Depending on which economic commentator you read, the UK economy is either heading for problems or is set to continue on a reasonably steady path for some time to come. What is particularly interesting (to an economist!) is that the different predictions do not result from different data but from different interpretations of the same data.
On the downside, inflation has jumped from 2.3% to 2.7% and is predicted to rise further because of the fall in sterling since the Brexit vote last June. Consumers are also suffering as real earnings are £1,700 lower than they were before the Crash and are likely to fall over the next two years as inflation exceeds wage increases.
Economic growth has slowed because of a cut-back in consumer spending which is partially the result of higher import prices following the fall in the value of the pound since June and might also be a reflection of falling confidence in the UK economy among consumers. It grew by only 0.3% January to March, compared with 0.7% in the last three months of 2016 while the figures for GDP per head are 0.1% and 0.5% respectively.
On a more positive note, the UK is still the 5th largest economy in the world (but is predicted to be overtaken by India before the end of the year) and unemployment is down from 4.7% to 4.6%, the lowest since 1975. It was not long ago that we thought 5% was the lowest we could hope for without causing a major increase in inflation. Wages, which we would normally expect to be rising fast given the slow level of unemployment, are rising at about half their rate of increase before the financial crisis. However this is is not totally beneficial since a reason they are rising so slowly is the low level of UK productivity which fell in the first quarter of 2017 compared to the last quarter of 2016.

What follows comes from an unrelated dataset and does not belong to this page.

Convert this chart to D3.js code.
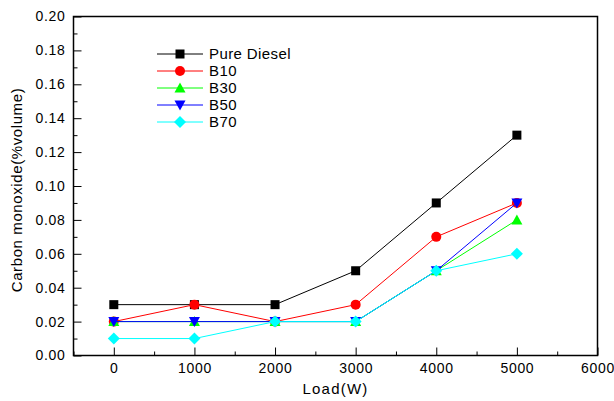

The balance of payments deficit dropped significantly in the last quarter of 2016 as export orders for manufacturing have increased following the fall in the value of sterling. Unfortunately, this might have been a temporary improvement since the first quarter of 2017 saw the deficit in goods increase as imports rose and exports fell. The deficit in goods AND services also rose for the first quarter to £10.5bn, almost double the previous quarter’s figure of £5.7bn. Concern over the increase in house prices has eased since they are currently rising at their slowest rate for four years; however they are still currently averaging 6.1 x average earnings compared with a long-term average of 4.3 x average earnings. The peak was in 2007 (just before the Crash) when they reached 6.4 times earnings. If the housing market slumps over the next few years then this will have a significant impact on the economy from its impact on associated spending (furniture, white goods, carpets, etc), the wealth effect and the impact on consumer and business confidence.
The latest Bank of England forecasts show the economy growing well, averaging 1.8% over the next three years, but these are based on the Government managing to negotiate a “smooth” Brexit, with the implication that a problem with the negotiations will result in lower growth, inflation rising no higher than 2.8% and slower consumer growth being compensated by higher business investment and exports, two areas where the UK has failed in over recent years.
It is difficult to take into account are the economic shocks which we might face over the next few months. For example what will happen to confidence in America if there are serious revelations about another member of President Trump’s team being involved with Russia. Then, if the American economy slows, what will that do to UK exports?What will happen to business confidence, and hence investment, over the next two years as leaks about Brexit negotiations hit the news headlines? What will China do over the next few years in terms of global expansion?
Not to worry. As Keynes wrote in 1923 – “In the long run we are all dead”.